Joseph S. Compofelice. Mr. Compofelice has been a director of Contango since 2002. Mr. Compofelice is Managing Director of Catalina Capital Advisors LP, a boutique financial advisory, merger and acquisition investment bank. He is the Chairman of the Board of Trico Marine Services, Inc., a provider of marine support vessels serving the international natural gas and oil industry, and a member of the Board of Advisors of Courtland Inc., a privately held investment management firm. From 2001 to 2003, Mr. Compofelice was Chief Executive Officer of Aquilex Services Corp., a provider of services and equipment to the power generation and heavy processing industries. For the period 1998 through 2002, Mr. Compofelice was Chairman and CEO of CompX International Inc., a producer of hardware for the office furniture industry. From 1994 through 1997, Mr. Compofelice was a Director and CFO of NL Industries Inc., a chemical producer, and Director and CFO of TIMET, a producer of titanium metal principally for the aerospace industry. Mr. Compofelice received his BS at California State University at Los Angeles and his MBA at Pepperdine University.

 

Darrell W. Williams. Mr.
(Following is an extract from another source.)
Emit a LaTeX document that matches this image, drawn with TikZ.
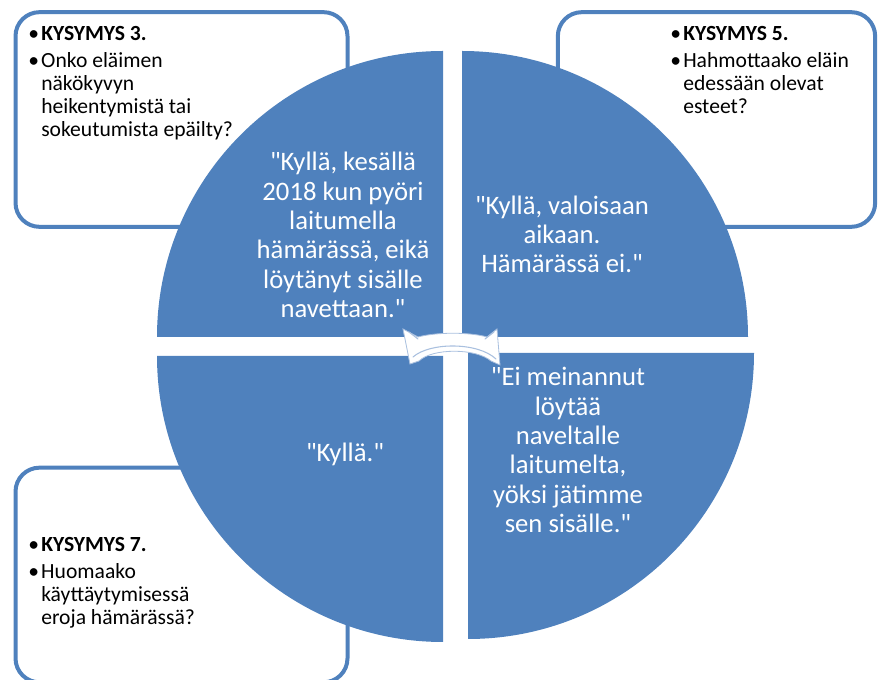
\documentclass[tikz,border=0pt]{standalone}
\usepackage{fontspec}
\setmainfont{Carlito}[Ligatures=TeXOff]
\definecolor{accent}{HTML}{4F81BD}
\definecolor{arrowline}{HTML}{A9C0DF}
\newcommand{\bul}{\makebox[9.75pt][l]{•}}
\newcommand{\ind}{\hspace*{9.75pt}}
\begin{document}
\begin{tikzpicture}[x=0.75pt,y=-0.75pt,
  quad/.style={fill=accent, draw=none},
  qbox/.style={draw=accent, line width=3pt, fill=white, rounded corners=18pt, rectangle, inner sep=0pt},
  qtext/.style={text=white, inner sep=0pt, anchor=base},
  btext/.style={text=black, inner sep=0pt, anchor=base west},
  hub/.style={fill=white, draw=arrowline, line width=0.6pt},
  hubline/.style={draw=arrowline, line width=0.8pt, line cap=round}]
\useasboundingbox (0,0) rectangle (879,680);
\clip (0,0) rectangle (879,680);

% question boxes
\node[qbox, minimum width=249pt, minimum height=161pt] (box3) at (181.5,119.5) {};
\node[qbox, minimum width=238pt, minimum height=161pt] (box5) at (716.5,119.5) {};
\node[qbox, minimum width=249pt, minimum height=161pt] (box7) at (181.5,575) {};

\node[btext] (t3) at (28,41) {\parbox[t]{250pt}{\fontsize{16.2}{17.25}\selectfont\raggedright
\bul\textbf{KYSYMYS 3.}\\[3pt]
\bul Onko eläimen\\
\ind näkökyvyn\\
\ind heikentymistä tai\\
\ind sokeutumista epäilty?}};

\node[btext] (t5) at (670,41) {\parbox[t]{200pt}{\fontsize{16.2}{17.25}\selectfont\raggedright
\bul\textbf{KYSYMYS 5.}\\[3pt]
\bul Hahmottaako eläin\\
\ind edessään olevat\\
\ind esteet?}};

\node[btext] (t7) at (28,552) {\parbox[t]{250pt}{\fontsize{16.2}{17.25}\selectfont\raggedright
\bul\textbf{KYSYMYS 7.}\\[3pt]
\bul Huomaako\\
\ind käyttäytymisessä\\
\ind eroja hämärässä?}};

% quadrants
\path[quad] (443,337) -- ++(-286,0) arc[start angle=180, end angle=270, radius=286] -- cycle;
\path[quad] (462,337) -- ++(0,-286) arc[start angle=270, end angle=360, radius=286] -- cycle;
\path[quad] (443,356) -- ++(-286,0) arc[start angle=180, end angle=90, radius=286] -- cycle;
\path[quad] (468,353) -- ++(286,0) arc[start angle=0, end angle=90, radius=286] -- cycle;

% quadrant texts
\node[qtext] (a3) at (343,171) {\parbox[t]{230pt}{\fontsize{20}{22}\selectfont\centering
"Kyllä, kesällä\\ 2018 kun pyöri\\ laitumella\\ hämärässä, eikä\\ löytänyt sisälle\\ navettaan."}};
\node[qtext] (a5) at (562,215) {\parbox[t]{230pt}{\fontsize{20}{21.5}\selectfont\centering
"Kyllä, valoisaan\\ aikaan.\\ Hämärässä ei."}};
\node[qtext] (a7) at (345,462) {\parbox[t]{230pt}{\fontsize{20}{22}\selectfont\centering
"Kyllä."}};
\node[qtext] (a9) at (568,386) {\parbox[t]{230pt}{\fontsize{20}{22}\selectfont\centering
"Ei meinannut\\ löytää\\ naveltalle\\ laitumelta,\\ yöksi jätimme\\ sen sisälle."}};

% central double arrow
\path[hub] (403,329) -- (410,364) -- (419,361) .. controls (432,348) and (476,348) .. (491,361)
  -- (500,365) -- (497,329) -- (487,337) .. controls (470,332) and (436,332) .. (418,337) -- cycle;
\draw[hubline] (413,357) .. controls (430,342) and (478,342) .. (496,359);
\draw[hubline] (409,332) -- (418,339);
\draw[hubline] (494,332) -- (485,339);
\end{tikzpicture}
\end{document}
Williams has been a director of Contango since 1999. He is an international business consultant working through the firm of Williams and Associates, Inc. From 1993 until 2002, Mr. Williams was associated with the German firm of Deutag Drilling, GmbH in both marketing and operations positions. In September 1996, he was transferred to Germany and served as Managing Director of Deutag International, the subsidiary which had responsibility for all drilling operations outside of Europe. Prior to joining Deutag, Mr. Williams was in senior executive positions with Nabors Drilling (1988-1993), Pool Company (1985-1988), Baker Oil Tools (1980-1983), SEDCO (1970-1980), Tenneco (1966-1970), and Humble Oil (1964-1966). Mr. Williams graduated from West Virginia University with a degree in Petroleum Engineering in 1964. Mr. Williams is past Chairman of the Houston Chapter of International Association of Drilling Contractors, a life member of the Society of Petroleum Engineers and a registered professional engineer in Texas. He also serves as a business advisor of privately held Porta-Kamp, a company engaged in the design and manufacturing of prefabricated housing and camps.

 

Directors of Contango serve as members of the board of directors until the next annual stockholders meeting, until successors are elected and qualified or until their earlier resignation or removal. Officers of Contango are elected by the board of directors and hold office until their successors are chosen and qualified, until their death or until they resign or have been removed from office. All corporate officers serve at the discretion of the board of directors. During the fiscal year ended June 30, 2004, each outside director received a quarterly retainer of $3,000 and a quarterly stock option grant to purchase 3,000 shares of common stock. Effective July 1, 2004, the quarterly retainer for each outside director was increased to $5,000. Each outside director also receives a $1,000 cash payment for each board meeting and separately scheduled Audit Committee meeting attended. The Chairman of the Audit Committee receives an additional quarterly stock option grant to purchase 1,500 shares of common stock. There are no family relationships between any of our directors or executive officers.

 

Corporate Offices

 

We lease our corporate offices at 3700 Buffalo Speedway, Suite 960, Houston, Texas 77098. Effective June 1, 2004, we increased our office space from 2,850 square feet to 5,377 square feet. Our agreement provides for a monthly rental of $9,970 per month through October 2006.

 

Code of Ethics

 

We adopted a Code of Ethics for senior management in December 2002. A copy of our Code of Ethics is filed as an exhibit to this Form 10-K and is also available on our Website at www.contango.com.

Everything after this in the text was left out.